__COLLECTED MATERIAL__.
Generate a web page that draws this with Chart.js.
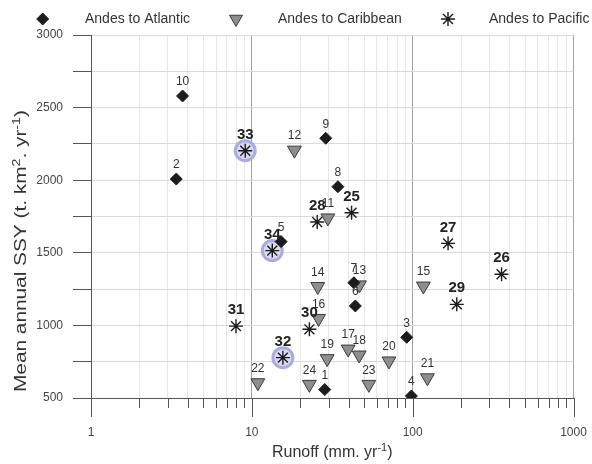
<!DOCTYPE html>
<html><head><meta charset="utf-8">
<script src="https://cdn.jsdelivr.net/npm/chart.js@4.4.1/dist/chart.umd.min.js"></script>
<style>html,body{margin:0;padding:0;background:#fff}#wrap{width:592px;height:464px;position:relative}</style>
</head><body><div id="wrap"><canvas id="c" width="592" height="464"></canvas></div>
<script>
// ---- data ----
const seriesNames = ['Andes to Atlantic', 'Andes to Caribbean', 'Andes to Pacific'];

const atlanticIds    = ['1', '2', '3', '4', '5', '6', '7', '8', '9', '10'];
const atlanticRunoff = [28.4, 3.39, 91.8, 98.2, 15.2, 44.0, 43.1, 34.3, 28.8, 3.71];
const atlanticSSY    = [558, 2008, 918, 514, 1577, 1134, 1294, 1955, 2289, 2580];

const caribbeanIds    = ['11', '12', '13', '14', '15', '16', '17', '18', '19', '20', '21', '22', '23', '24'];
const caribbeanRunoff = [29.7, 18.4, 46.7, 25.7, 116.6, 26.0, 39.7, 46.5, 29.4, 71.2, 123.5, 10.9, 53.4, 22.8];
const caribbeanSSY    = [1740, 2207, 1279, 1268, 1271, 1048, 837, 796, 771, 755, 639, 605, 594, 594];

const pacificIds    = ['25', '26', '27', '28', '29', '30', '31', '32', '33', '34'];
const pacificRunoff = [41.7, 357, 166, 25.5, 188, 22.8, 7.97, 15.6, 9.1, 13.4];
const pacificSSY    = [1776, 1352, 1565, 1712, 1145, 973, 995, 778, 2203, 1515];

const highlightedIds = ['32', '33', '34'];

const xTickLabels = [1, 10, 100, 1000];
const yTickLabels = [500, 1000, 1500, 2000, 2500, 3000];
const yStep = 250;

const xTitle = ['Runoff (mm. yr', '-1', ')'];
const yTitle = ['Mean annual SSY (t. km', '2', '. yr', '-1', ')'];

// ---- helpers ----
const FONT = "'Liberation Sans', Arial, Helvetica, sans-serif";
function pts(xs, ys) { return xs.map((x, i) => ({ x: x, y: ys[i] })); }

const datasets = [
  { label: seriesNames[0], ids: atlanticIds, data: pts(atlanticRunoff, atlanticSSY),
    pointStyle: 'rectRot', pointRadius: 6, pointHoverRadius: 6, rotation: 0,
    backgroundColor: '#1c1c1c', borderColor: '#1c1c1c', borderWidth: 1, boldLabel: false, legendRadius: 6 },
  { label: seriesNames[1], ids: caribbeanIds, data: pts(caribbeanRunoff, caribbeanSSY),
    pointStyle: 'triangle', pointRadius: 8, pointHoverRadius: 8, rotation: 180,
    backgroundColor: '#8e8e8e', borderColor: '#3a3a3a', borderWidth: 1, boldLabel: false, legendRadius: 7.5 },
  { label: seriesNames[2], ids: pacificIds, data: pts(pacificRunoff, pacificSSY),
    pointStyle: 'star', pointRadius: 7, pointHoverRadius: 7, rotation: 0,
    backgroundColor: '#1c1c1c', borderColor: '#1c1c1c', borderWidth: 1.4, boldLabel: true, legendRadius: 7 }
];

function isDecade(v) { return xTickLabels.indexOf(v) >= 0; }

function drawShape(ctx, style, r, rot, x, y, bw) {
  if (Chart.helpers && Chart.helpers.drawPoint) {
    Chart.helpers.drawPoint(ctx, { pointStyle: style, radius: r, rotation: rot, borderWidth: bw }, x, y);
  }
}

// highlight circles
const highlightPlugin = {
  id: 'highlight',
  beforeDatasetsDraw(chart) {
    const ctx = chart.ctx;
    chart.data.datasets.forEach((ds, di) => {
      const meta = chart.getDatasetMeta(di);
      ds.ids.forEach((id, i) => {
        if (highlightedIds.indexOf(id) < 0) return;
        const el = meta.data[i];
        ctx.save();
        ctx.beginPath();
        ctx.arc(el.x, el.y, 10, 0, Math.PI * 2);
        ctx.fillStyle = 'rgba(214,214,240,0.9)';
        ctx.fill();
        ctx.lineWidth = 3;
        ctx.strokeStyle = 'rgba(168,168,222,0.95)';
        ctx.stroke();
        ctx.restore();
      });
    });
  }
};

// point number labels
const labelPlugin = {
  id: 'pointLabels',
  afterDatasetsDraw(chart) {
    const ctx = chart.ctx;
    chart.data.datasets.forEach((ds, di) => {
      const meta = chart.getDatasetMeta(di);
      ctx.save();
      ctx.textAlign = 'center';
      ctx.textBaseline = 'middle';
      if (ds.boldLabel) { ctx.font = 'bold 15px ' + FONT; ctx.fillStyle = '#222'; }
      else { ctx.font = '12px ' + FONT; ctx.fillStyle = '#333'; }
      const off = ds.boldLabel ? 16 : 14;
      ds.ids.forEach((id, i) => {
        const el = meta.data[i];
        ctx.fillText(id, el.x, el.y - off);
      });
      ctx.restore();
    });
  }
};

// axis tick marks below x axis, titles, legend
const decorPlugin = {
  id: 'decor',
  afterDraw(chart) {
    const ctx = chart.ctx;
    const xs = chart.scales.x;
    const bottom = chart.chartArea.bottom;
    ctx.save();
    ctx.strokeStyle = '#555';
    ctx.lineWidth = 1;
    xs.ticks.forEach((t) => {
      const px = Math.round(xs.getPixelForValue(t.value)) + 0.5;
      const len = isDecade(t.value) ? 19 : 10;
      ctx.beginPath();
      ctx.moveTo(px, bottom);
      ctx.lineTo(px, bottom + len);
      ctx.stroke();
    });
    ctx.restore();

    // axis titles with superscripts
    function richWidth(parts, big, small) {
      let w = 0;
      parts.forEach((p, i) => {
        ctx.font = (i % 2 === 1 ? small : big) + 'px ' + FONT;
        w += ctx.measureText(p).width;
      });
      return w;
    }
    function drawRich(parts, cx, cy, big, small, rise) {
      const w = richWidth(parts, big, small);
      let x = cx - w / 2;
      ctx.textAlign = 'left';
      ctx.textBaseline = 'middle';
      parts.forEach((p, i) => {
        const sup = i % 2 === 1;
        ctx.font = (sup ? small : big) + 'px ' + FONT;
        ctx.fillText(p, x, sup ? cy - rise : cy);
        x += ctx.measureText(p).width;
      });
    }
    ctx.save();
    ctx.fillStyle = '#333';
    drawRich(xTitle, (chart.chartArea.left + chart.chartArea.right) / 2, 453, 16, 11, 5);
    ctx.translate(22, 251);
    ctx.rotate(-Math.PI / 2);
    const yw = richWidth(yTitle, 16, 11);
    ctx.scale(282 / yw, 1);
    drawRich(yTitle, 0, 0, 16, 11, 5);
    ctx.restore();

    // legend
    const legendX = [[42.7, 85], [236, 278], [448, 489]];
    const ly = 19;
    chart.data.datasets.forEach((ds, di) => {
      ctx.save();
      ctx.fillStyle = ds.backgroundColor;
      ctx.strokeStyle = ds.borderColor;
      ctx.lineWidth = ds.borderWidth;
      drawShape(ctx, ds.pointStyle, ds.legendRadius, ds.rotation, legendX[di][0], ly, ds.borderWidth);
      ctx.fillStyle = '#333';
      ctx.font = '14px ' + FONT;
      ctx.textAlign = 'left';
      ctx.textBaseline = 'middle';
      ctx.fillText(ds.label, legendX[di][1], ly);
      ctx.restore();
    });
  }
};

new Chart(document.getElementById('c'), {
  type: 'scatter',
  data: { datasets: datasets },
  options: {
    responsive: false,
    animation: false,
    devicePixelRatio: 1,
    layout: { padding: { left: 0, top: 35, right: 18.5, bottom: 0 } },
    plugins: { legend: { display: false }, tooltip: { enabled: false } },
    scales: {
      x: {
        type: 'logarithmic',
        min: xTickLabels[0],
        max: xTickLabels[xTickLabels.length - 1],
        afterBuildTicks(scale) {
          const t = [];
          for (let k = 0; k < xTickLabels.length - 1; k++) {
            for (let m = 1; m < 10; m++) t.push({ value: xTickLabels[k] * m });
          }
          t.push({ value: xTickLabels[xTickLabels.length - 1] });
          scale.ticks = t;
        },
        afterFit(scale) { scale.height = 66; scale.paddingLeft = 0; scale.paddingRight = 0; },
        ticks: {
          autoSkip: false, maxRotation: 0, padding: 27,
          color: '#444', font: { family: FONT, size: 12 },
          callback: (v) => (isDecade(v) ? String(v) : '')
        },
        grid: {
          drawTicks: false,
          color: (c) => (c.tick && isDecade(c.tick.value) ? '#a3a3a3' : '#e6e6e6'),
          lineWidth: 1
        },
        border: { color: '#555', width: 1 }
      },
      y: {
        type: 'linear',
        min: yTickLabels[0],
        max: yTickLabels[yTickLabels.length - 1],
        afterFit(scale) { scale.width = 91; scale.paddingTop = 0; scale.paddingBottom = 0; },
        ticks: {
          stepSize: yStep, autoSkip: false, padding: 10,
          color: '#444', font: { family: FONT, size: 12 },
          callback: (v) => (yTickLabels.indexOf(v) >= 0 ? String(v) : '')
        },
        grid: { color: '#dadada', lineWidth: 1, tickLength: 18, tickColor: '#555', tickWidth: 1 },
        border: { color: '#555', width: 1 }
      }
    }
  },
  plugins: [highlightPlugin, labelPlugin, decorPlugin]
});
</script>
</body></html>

__TASK OBJECTIVE__.
Every line from the start of the listing above through the line with "function pts(xs, ys)" should be repeated exactly; skip the pictures and add nothing else.

__SOLUTION BELOW__.
Generate a web page that draws this with Chart.js.
<!DOCTYPE html>
<html><head><meta charset="utf-8">
<script src="https://cdn.jsdelivr.net/npm/chart.js@4.4.1/dist/chart.umd.min.js"></script>
<style>html,body{margin:0;padding:0;background:#fff}#wrap{width:592px;height:464px;position:relative}</style>
</head><body><div id="wrap"><canvas id="c" width="592" height="464"></canvas></div>
<script>
// ---- data ----
const seriesNames = ['Andes to Atlantic', 'Andes to Caribbean', 'Andes to Pacific'];

const atlanticIds    = ['1', '2', '3', '4', '5', '6', '7', '8', '9', '10'];
const atlanticRunoff = [28.4, 3.39, 91.8, 98.2, 15.2, 44.0, 43.1, 34.3, 28.8, 3.71];
const atlanticSSY    = [558, 2008, 918, 514, 1577, 1134, 1294, 1955, 2289, 2580];

const caribbeanIds    = ['11', '12', '13', '14', '15', '16', '17', '18', '19', '20', '21', '22', '23', '24'];
const caribbeanRunoff = [29.7, 18.4, 46.7, 25.7, 116.6, 26.0, 39.7, 46.5, 29.4, 71.2, 123.5, 10.9, 53.4, 22.8];
const caribbeanSSY    = [1740, 2207, 1279, 1268, 1271, 1048, 837, 796, 771, 755, 639, 605, 594, 594];

const pacificIds    = ['25', '26', '27', '28', '29', '30', '31', '32', '33', '34'];
const pacificRunoff = [41.7, 357, 166, 25.5, 188, 22.8, 7.97, 15.6, 9.1, 13.4];
const pacificSSY    = [1776, 1352, 1565, 1712, 1145, 973, 995, 778, 2203, 1515];

const highlightedIds = ['32', '33', '34'];

const xTickLabels = [1, 10, 100, 1000];
const yTickLabels = [500, 1000, 1500, 2000, 2500, 3000];
const yStep = 250;

const xTitle = ['Runoff (mm. yr', '-1', ')'];
const yTitle = ['Mean annual SSY (t. km', '2', '. yr', '-1', ')'];

// ---- helpers ----
const FONT = "'Liberation Sans', Arial, Helvetica, sans-serif";
function pts(xs, ys) { return xs.map((x, i) => ({ x: x, y: ys[i] })); }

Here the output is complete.